What you have to do
Quote every line as written. Omit pictures.

________________

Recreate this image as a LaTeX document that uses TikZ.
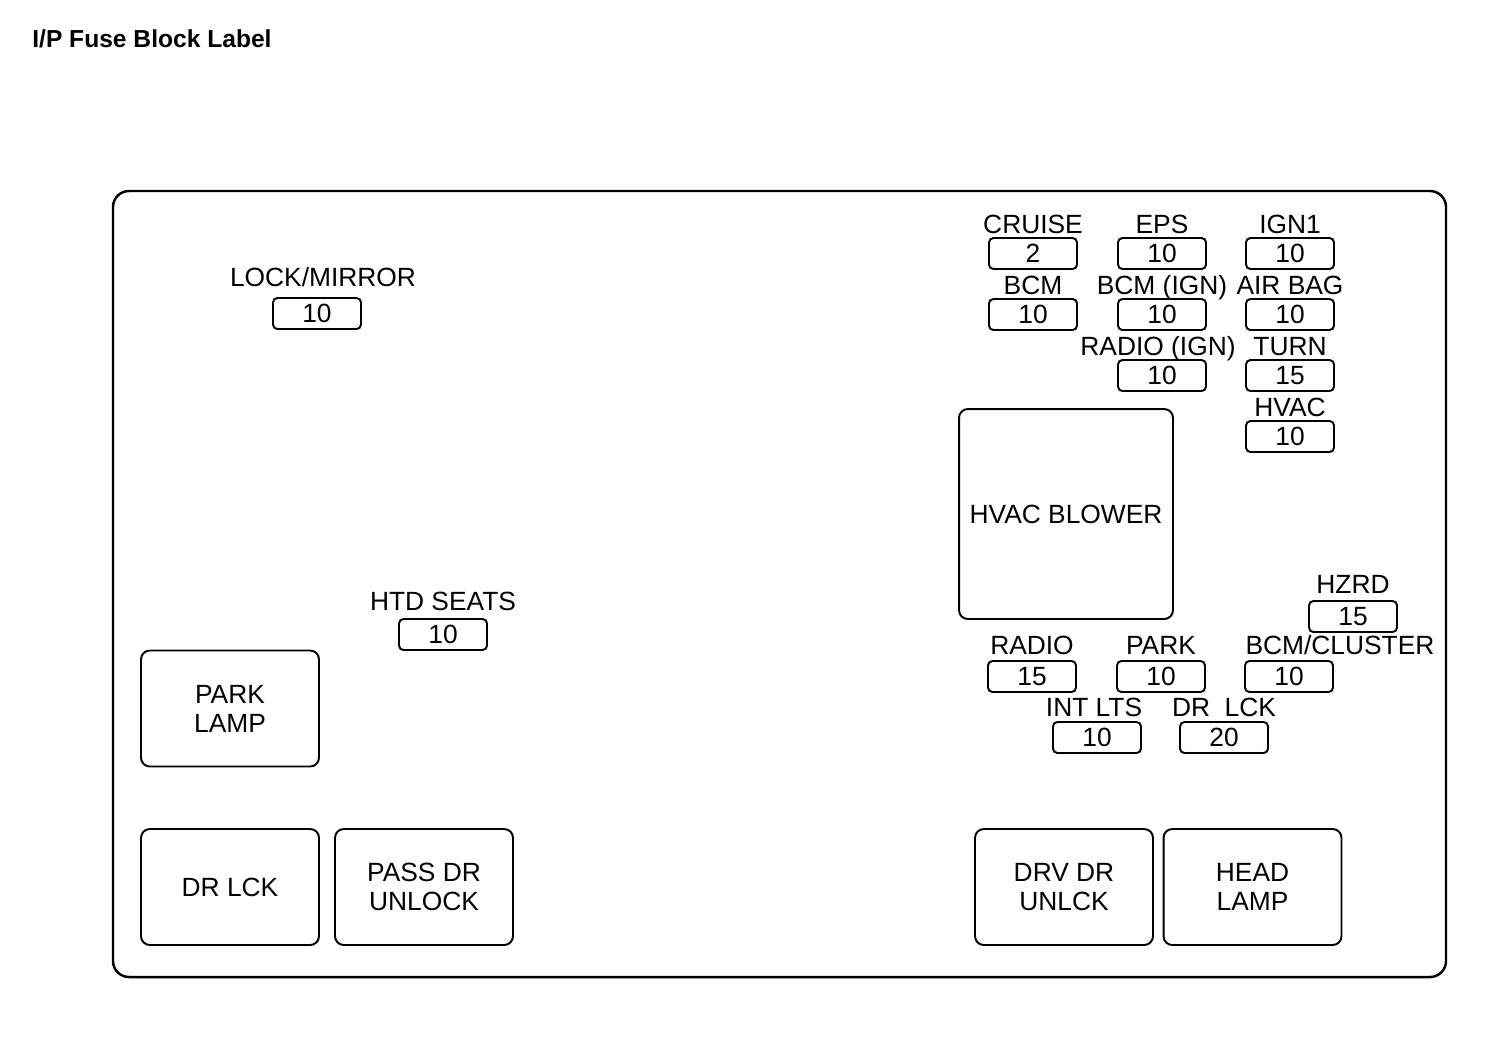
\documentclass[tikz,border=0pt]{standalone}
\usepackage{fontspec}
\setmainfont{Liberation Sans}

\begin{document}
\begin{tikzpicture}[x=0.02cm, y=-0.02cm, every node/.style={font=\fontsize{15}{16.5}\selectfont}, fuse/.style={draw, line width=1.1pt, rounded corners=2.5pt, minimum width=1.76cm, minimum height=0.62cm, inner sep=0pt}, lbl/.style={anchor=base, inner sep=0pt}, relay/.style={draw, line width=1.1pt, rounded corners=5pt, minimum width=3.56cm, minimum height=2.32cm, align=center, inner sep=0pt}]
	\useasboundingbox (0,0) rectangle (1504,1036);
	\node[anchor=base west, inner sep=0pt, font=\fontsize{14}{16}\selectfont\bfseries] (title) at (32,47) {I/P Fuse Block Label};
	\draw[line width=1.4pt, rounded corners=0.32cm] (113,191) rectangle (1446,977);
	% upper right fuses
	\node[lbl] (cruiseL) at (1033,233) {CRUISE};
	\node[fuse] (cruise) at (1033,253.5) {2};
	\node[lbl] (epsL) at (1162,233) {EPS};
	\node[fuse] (eps) at (1162,253.5) {10};
	\node[lbl] (ignL) at (1290,233) {IGN1};
	\node[fuse] (ign) at (1290,253.5) {10};
	\node[lbl] (bcmL) at (1033,294) {BCM};
	\node[fuse] (bcm) at (1033,314.5) {10};
	\node[lbl] (bcmignL) at (1162,294) {BCM (IGN)};
	\node[fuse] (bcmign) at (1162,314.5) {10};
	\node[lbl] (airbagL) at (1290,294) {AIR BAG};
	\node[fuse] (airbag) at (1290,314.5) {10};
	\node[lbl] (radioignL) at (1158,355) {RADIO (IGN)};
	\node[fuse] (radioign) at (1162,375.5) {10};
	\node[lbl] (turnL) at (1290,355) {TURN};
	\node[fuse] (turn) at (1290,375.5) {15};
	\node[lbl] (hvacL) at (1290,416) {HVAC};
	\node[fuse] (hvac) at (1290,436.5) {10};
	% left fuses
	\node[lbl] (lockL) at (323,286) {LOCK/MIRROR};
	\node[fuse] (lock) at (317,313.5) {10};
	\node[lbl] (seatsL) at (443,610) {HTD SEATS};
	\node[fuse] (seats) at (443,634.5) {10};
	% lower right fuses
	\node[lbl] (hzrdL) at (1353,593) {HZRD};
	\node[fuse] (hzrd) at (1353,616.5) {15};
	\node[lbl] (radioL) at (1032,654) {RADIO};
	\node[fuse] (radio) at (1032,676.5) {15};
	\node[lbl] (parkL) at (1161,654) {PARK};
	\node[fuse] (park) at (1161,676.5) {10};
	\node[lbl] (clusterL) at (1340,654) {BCM/CLUSTER};
	\node[fuse] (cluster) at (1289,676.5) {10};
	\node[lbl] (intltsL) at (1094,716) {INT LTS};
	\node[fuse] (intlts) at (1097,737.5) {10};
	\node[lbl] (drlckL) at (1224,716) {DR\ \ LCK};
	\node[fuse] (drlck) at (1224,737.5) {20};
	% relays
	\node[relay, minimum width=4.28cm, minimum height=4.2cm] (blower) at (1066,514) {HVAC BLOWER};
	\node[relay] (parklamp) at (230,708.5) {PARK\\LAMP};
	\node[relay] (drlckrly) at (230,887) {DR LCK};
	\node[relay] (passdr) at (424,887) {PASS DR\\UNLOCK};
	\node[relay] (drvdr) at (1064,887) {DRV DR\\UNLCK};
	\node[relay] (headlamp) at (1252.5,887) {HEAD\\LAMP};
\end{tikzpicture}
\end{document}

________________

Final result
Recreate this image as a LaTeX document that uses TikZ.
\documentclass[tikz,border=0pt]{standalone}
\usepackage{fontspec}
\setmainfont{Liberation Sans}

\begin{document}
\begin{tikzpicture}[x=0.02cm, y=-0.02cm, every node/.style={font=\fontsize{15}{16.5}\selectfont}, fuse/.style={draw, line width=1.1pt, rounded corners=2.5pt, minimum width=1.76cm, minimum height=0.62cm, inner sep=0pt}, lbl/.style={anchor=base, inner sep=0pt}, relay/.style={draw, line width=1.1pt, rounded corners=5pt, minimum width=3.56cm, minimum height=2.32cm, align=center, inner sep=0pt}]
	\useasboundingbox (0,0) rectangle (1504,1036);
	\node[anchor=base west, inner sep=0pt, font=\fontsize{14}{16}\selectfont\bfseries] (title) at (32,47) {I/P Fuse Block Label};
	\draw[line width=1.4pt, rounded corners=0.32cm] (113,191) rectangle (1446,977);
	% upper right fuses
	\node[lbl] (cruiseL) at (1033,233) {CRUISE};
	\node[fuse] (cruise) at (1033,253.5) {2};
	\node[lbl] (epsL) at (1162,233) {EPS};
	\node[fuse] (eps) at (1162,253.5) {10};
	\node[lbl] (ignL) at (1290,233) {IGN1};
	\node[fuse] (ign) at (1290,253.5) {10};
	\node[lbl] (bcmL) at (1033,294) {BCM};
	\node[fuse] (bcm) at (1033,314.5) {10};
	\node[lbl] (bcmignL) at (1162,294) {BCM (IGN)};
	\node[fuse] (bcmign) at (1162,314.5) {10};
	\node[lbl] (airbagL) at (1290,294) {AIR BAG};
	\node[fuse] (airbag) at (1290,314.5) {10};
	\node[lbl] (radioignL) at (1158,355) {RADIO (IGN)};
	\node[fuse] (radioign) at (1162,375.5) {10};
	\node[lbl] (turnL) at (1290,355) {TURN};
	\node[fuse] (turn) at (1290,375.5) {15};
	\node[lbl] (hvacL) at (1290,416) {HVAC};
	\node[fuse] (hvac) at (1290,436.5) {10};
	% left fuses
	\node[lbl] (lockL) at (323,286) {LOCK/MIRROR};
	\node[fuse] (lock) at (317,313.5) {10};
	\node[lbl] (seatsL) at (443,610) {HTD SEATS};
	\node[fuse] (seats) at (443,634.5) {10};
	% lower right fuses
	\node[lbl] (hzrdL) at (1353,593) {HZRD};
	\node[fuse] (hzrd) at (1353,616.5) {15};
	\node[lbl] (radioL) at (1032,654) {RADIO};
	\node[fuse] (radio) at (1032,676.5) {15};
	\node[lbl] (parkL) at (1161,654) {PARK};
	\node[fuse] (park) at (1161,676.5) {10};
	\node[lbl] (clusterL) at (1340,654) {BCM/CLUSTER};
	\node[fuse] (cluster) at (1289,676.5) {10};
	\node[lbl] (intltsL) at (1094,716) {INT LTS};
	\node[fuse] (intlts) at (1097,737.5) {10};
	\node[lbl] (drlckL) at (1224,716) {DR\ \ LCK};
	\node[fuse] (drlck) at (1224,737.5) {20};
	% relays
	\node[relay, minimum width=4.28cm, minimum height=4.2cm] (blower) at (1066,514) {HVAC BLOWER};
	\node[relay] (parklamp) at (230,708.5) {PARK\\LAMP};
	\node[relay] (drlckrly) at (230,887) {DR LCK};
	\node[relay] (passdr) at (424,887) {PASS DR\\UNLOCK};
	\node[relay] (drvdr) at (1064,887) {DRV DR\\UNLCK};
	\node[relay] (headlamp) at (1252.5,887) {HEAD\\LAMP};
\end{tikzpicture}
\end{document}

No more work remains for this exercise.